All hospitals see problem
No one is tracking how the trend is affecting
Tennessee hospitals in cost and overcrowding, according to Craig
Becker, president of the Tennessee Hospital Association. However,
Becker said he's hearing anecdotally that hospitals across the state
and nation are experiencing the same problem.
Becker
said level 1 trauma centers — facilities that meet strict
national standards on providing trauma care — are hardest hit
because they treat the bulk of these injuries. There are six level 1
trauma centers in Tennessee, and Vanderbilt is the only one in Middle
Tennessee.
But he said all hospitals are
affected. "Probably every CEO in the state has a horror story about one
or more patients that they couldn't find a (rehabilitation) bed for
that ended up costing that hospital hundreds of thousands of dollars,"
Becker said. "There was a fellow up at Sumner Regional (Medical
Center). They called him the million-dollar man because that's how much
they spent on him."
Morris said it's difficult
to get anyone who needs rehabilitation placed, but it's especially hard
if the patient is uninsured. He said it's common for insured people to
stay a week after they are ready to go to rehab and for uninsured
people to stay for several weeks.
"We have had people who we have been unable to place and they have stayed in excess of 100 days," Morris said.
Such hospital stays cost roughly $3,000 a day, which is much more expensive than care in a nursing home.
Hospitals pass costs on
"Even if a person has insurance, it won't cover all the costs," Becker said.
"The
hospital ends up covering most of those unpaid costs, but the way they
do that is by raising the rates on commercial insurers, and they pass
along those increases to individuals."
Nursing
homes are reporting that there are two groups of people who are
especially hard to care for: those on ventilators and those with brain
injuries.
Moffat said people with brain injuries sometimes have emotional difficulties that make nursing homes hesitant to take them.

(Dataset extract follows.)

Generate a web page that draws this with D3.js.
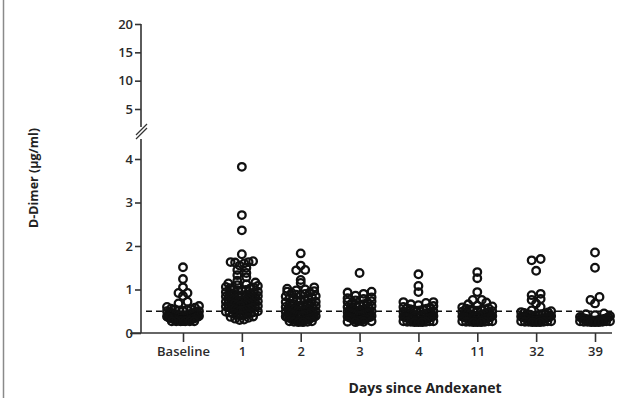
<!DOCTYPE html>
<html><head><meta charset="utf-8">
<script src="https://cdn.jsdelivr.net/npm/d3@7"></script>
<style>body{margin:0;background:#fff;overflow:hidden}</style></head><body>
<script>
const categories = ["Baseline","1","2","3","4","11","32","39"];
const baseline = [1.51,1.24,1.05,0.92,0.92,0.85,0.72,0.68,0.62,0.6,0.58,0.56,0.55,0.54,0.53,0.52,0.51,0.5,0.5,0.49,0.48,0.47,0.46,0.45,0.45,0.44,0.43,0.42,0.42,0.41,0.4,0.4,0.4,0.39,0.38,0.38,0.37,0.37,0.36,0.36,0.35,0.35,0.35,0.34,0.34,0.33,0.33,0.33,0.32,0.32,0.32,0.31,0.31,0.31,0.3,0.3,0.3,0.3,0.29,0.29,0.29,0.29,0.28,0.28,0.28,0.28,0.28,0.27,0.27,0.27,0.27,0.27,0.27];
const day1 = [3.82,2.71,2.36,1.81,1.65,1.63,1.63,1.62,1.6,1.55,1.5,1.45,1.38,1.33,1.28,1.2,1.16,1.14,1.12,1.1,1.08,1.06,1.05,1.03,1.02,1.0,0.99,0.98,0.97,0.95,0.94,0.93,0.92,0.9,0.89,0.88,0.87,0.86,0.85,0.84,0.83,0.82,0.81,0.8,0.8,0.79,0.78,0.77,0.76,0.75,0.74,0.73,0.72,0.71,0.7,0.7,0.69,0.68,0.67,0.66,0.65,0.64,0.63,0.62,0.61,0.6,0.59,0.58,0.57,0.56,0.55,0.54,0.53,0.52,0.51,0.5,0.49,0.48,0.47,0.46,0.45,0.44,0.42,0.41,0.4,0.38,0.37,0.35,0.33,0.31,0.3];
const day2 = [1.83,1.55,1.45,1.44,1.22,1.15,1.05,1.02,1.0,0.98,0.96,0.95,0.93,0.92,0.9,0.88,0.87,0.85,0.84,0.82,0.8,0.79,0.78,0.76,0.75,0.74,0.72,0.71,0.7,0.68,0.67,0.66,0.64,0.63,0.62,0.6,0.59,0.58,0.57,0.56,0.55,0.54,0.53,0.52,0.51,0.5,0.49,0.48,0.47,0.46,0.45,0.44,0.43,0.42,0.41,0.4,0.4,0.39,0.38,0.37,0.36,0.36,0.35,0.34,0.34,0.33,0.32,0.32,0.31,0.31,0.3,0.3,0.29,0.29,0.28,0.28,0.27,0.27,0.26,0.26,0.25,0.25];
const day3 = [1.38,0.95,0.93,0.9,0.86,0.82,0.8,0.78,0.75,0.73,0.72,0.7,0.68,0.66,0.65,0.63,0.62,0.6,0.58,0.57,0.56,0.55,0.54,0.52,0.51,0.5,0.49,0.48,0.47,0.46,0.45,0.44,0.43,0.42,0.41,0.4,0.4,0.39,0.38,0.37,0.37,0.36,0.35,0.35,0.34,0.33,0.33,0.32,0.31,0.31,0.3,0.3,0.29,0.28,0.28,0.27,0.26,0.26,0.25];
const day4 = [1.35,1.08,0.94,0.71,0.71,0.69,0.66,0.64,0.62,0.6,0.58,0.57,0.56,0.55,0.54,0.53,0.52,0.51,0.5,0.49,0.48,0.47,0.46,0.45,0.44,0.44,0.43,0.42,0.41,0.4,0.4,0.39,0.38,0.38,0.37,0.36,0.36,0.35,0.35,0.34,0.33,0.33,0.32,0.32,0.31,0.31,0.3,0.3,0.3,0.29,0.29,0.28,0.28,0.28,0.27,0.27,0.27,0.26,0.26,0.26,0.25,0.25,0.25];
const day11 = [1.4,1.26,0.94,0.76,0.76,0.7,0.66,0.63,0.61,0.59,0.57,0.56,0.55,0.54,0.53,0.52,0.51,0.5,0.49,0.48,0.47,0.46,0.45,0.44,0.43,0.42,0.41,0.4,0.4,0.39,0.38,0.38,0.37,0.36,0.36,0.35,0.35,0.34,0.33,0.33,0.32,0.32,0.31,0.31,0.3,0.3,0.3,0.29,0.29,0.28,0.28,0.28,0.27,0.27,0.27,0.26,0.26,0.26,0.25,0.25,0.25];
const day32 = [1.7,1.67,1.43,0.9,0.87,0.78,0.76,0.68,0.6,0.52,0.5,0.48,0.47,0.46,0.45,0.44,0.43,0.42,0.41,0.4,0.4,0.39,0.38,0.38,0.37,0.36,0.36,0.35,0.35,0.34,0.33,0.33,0.32,0.32,0.31,0.31,0.3,0.3,0.3,0.29,0.29,0.28,0.28,0.28,0.27,0.27,0.27,0.26,0.26,0.26,0.25,0.25,0.25];
const day39 = [1.85,1.5,0.83,0.76,0.68,0.45,0.43,0.41,0.39,0.37,0.36,0.35,0.34,0.34,0.33,0.33,0.32,0.32,0.31,0.31,0.3,0.3,0.3,0.29,0.29,0.28,0.28,0.28,0.27,0.27,0.27,0.26,0.26,0.26,0.25,0.25,0.25];
const series = [baseline, day1, day2, day3, day4, day11, day32, day39];
const upperTicks = [5,10,15,20];
const lowerTicks = [0,1,2,3,4];
const threshold = 0.5;
const yTitle = "D-Dimer (\u00b5g/ml)";
const xTitle = "Days since Andexanet";

const W = 620, H = 398;
const svg = d3.select("body").append("svg").attr("width", W).attr("height", H);
const font = "'Open Sans',sans-serif";
const axisX = 141, x0 = 141, x1 = 612;
const swarmHalf = [16, 16, 15, 12, 15, 15, 15, 15];

const x = d3.scalePoint().domain(categories).range([183, 595]);
const yLow = d3.scaleLinear().domain([0, 4]).range([333, 159]);
const yUp = d3.scaleLinear().domain([5, 20]).range([109, 24]);

svg.append("line").attr("x1",3.5).attr("x2",3.5).attr("y1",0).attr("y2",H)
  .attr("stroke","#8a8a8a").attr("stroke-width",1.5);

const axisColor = "#333";
function styleAxis(g){
  g.selectAll(".domain").remove();
  g.selectAll(".tick line").attr("stroke",axisColor).attr("stroke-width",1.6);
  g.selectAll(".tick text").attr("fill","#2a2a2a").style("font-family",font)
   .style("font-size","13px").style("font-weight","600");
}
const gUp = svg.append("g").attr("transform",`translate(${axisX},0)`)
  .call(d3.axisLeft(yUp).tickValues(upperTicks).tickFormat(d3.format("d")).tickSize(6).tickPadding(2));
styleAxis(gUp);
svg.append("line").attr("x1",axisX).attr("x2",axisX).attr("y1",yUp(20)).attr("y2",127)
  .attr("stroke",axisColor).attr("stroke-width",1.6);
const gLow = svg.append("g").attr("transform",`translate(${axisX},0)`)
  .call(d3.axisLeft(yLow).tickValues(lowerTicks).tickFormat(d3.format("d")).tickSize(6).tickPadding(2));
styleAxis(gLow);
gLow.selectAll(".tick").filter(d=>d===0).select("line").attr("x2",-11);
svg.append("line").attr("x1",axisX).attr("x2",axisX).attr("y1",139).attr("y2",333)
  .attr("stroke",axisColor).attr("stroke-width",1.6);
[0,4].forEach(o=>{
  svg.append("line").attr("x1",axisX-5).attr("y1",139-o).attr("x2",axisX+6).attr("y2",128-o)
    .attr("stroke",axisColor).attr("stroke-width",1.2);
});

const gx = svg.append("g").attr("transform","translate(0,333)")
  .call(d3.axisBottom(x).tickSize(9).tickPadding(5));
styleAxis(gx);
svg.append("line").attr("x1",x0-10).attr("x2",x1).attr("y1",333).attr("y2",333)
  .attr("stroke",axisColor).attr("stroke-width",1.6);

svg.append("line").attr("x1",146).attr("x2",612).attr("y1",yLow(threshold)).attr("y2",yLow(threshold))
  .attr("stroke","#111").attr("stroke-width",1.6).attr("stroke-dasharray","6,4");

// GraphPad-like scatter: bin by pixel rows, spread each row from the centre outwards
function spread(values, maxHalf){
  const binH = 5;
  const pts = values.map(v=>({v, y:yLow(v)}));
  const bins = d3.group(pts, p=>Math.floor((p.y-1)/binH));
  bins.forEach(arr=>{
    arr.sort((a,b)=>a.v-b.v);
    const n = arr.length;
    const sMax = n<=5 ? 9 : 4.5;
    const s = n>1 ? Math.min(sMax, 2*maxHalf/(n-1)) : 0;
    const slots = d3.range(n).map(k=>(k-(n-1)/2)*s)
      .sort((a,b)=>Math.abs(a)-Math.abs(b) || a-b);
    arr.forEach((p,k)=>{ p.dx = slots[k]; });
  });
  return pts;
}
const g = svg.append("g");
series.forEach((vals,i)=>{
  const pts = spread(vals, swarmHalf[i]);
  g.selectAll(null).data(pts).join("circle")
    .attr("cx",d=>x(categories[i])+d.dx).attr("cy",d=>d.y).attr("r",3.8)
    .attr("fill","none").attr("stroke","#111").attr("stroke-width",2.3);
});

svg.append("text").attr("transform","translate(38,178) rotate(-90)").attr("text-anchor","middle")
  .style("font-family",font).style("font-size","12.5px").style("font-weight","700").attr("fill","#222")
  .text(yTitle);
svg.append("text").attr("x",425).attr("y",393).attr("text-anchor","middle")
  .style("font-family",font).style("font-size","14px").style("font-weight","700").attr("fill","#222")
  .text(xTitle);
</script></body></html>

"Some of them could exhibit violent behaviors," she said. "Nursing homes don't want to put other residents at risk."
The
other group that's difficult to place is people who require a
ventilator to breathe. Moffat said ventilator care is very expensive,
about four times the typical Medicaid reimbursement rate of $135.14 per
day.
There are also stringent staffing
requirements for ventilator care. Nursing homes have to have a
full-time respiratory therapist to care for those people.
"Not many facilities have a full-time respiratory therapist," she said.
Moffat
said that Medicaid reimbursements for ventilator patients need to be
re-examined in order for more nursing homes to accept these patients.
While
it's unclear just how many trauma patients are in need of rehab
services each year, Moffat said the bulk of nursing home patients
younger than 60 are accident victims who have suffered spinal cord or
brain injuries.
There were nearly 1,000 more
people under 60 living in Tennessee nursing homes in 2005 than 10 years
earlier — 2,814 compared to 1,862, according to data from the
state's department of health. That's about 9 percent of nursing home
residents.
McDaniel says the growing group needs to be better served.
"I'm angry," he said, of not being able to go to rehab. "There needs to be somewhere for us to go."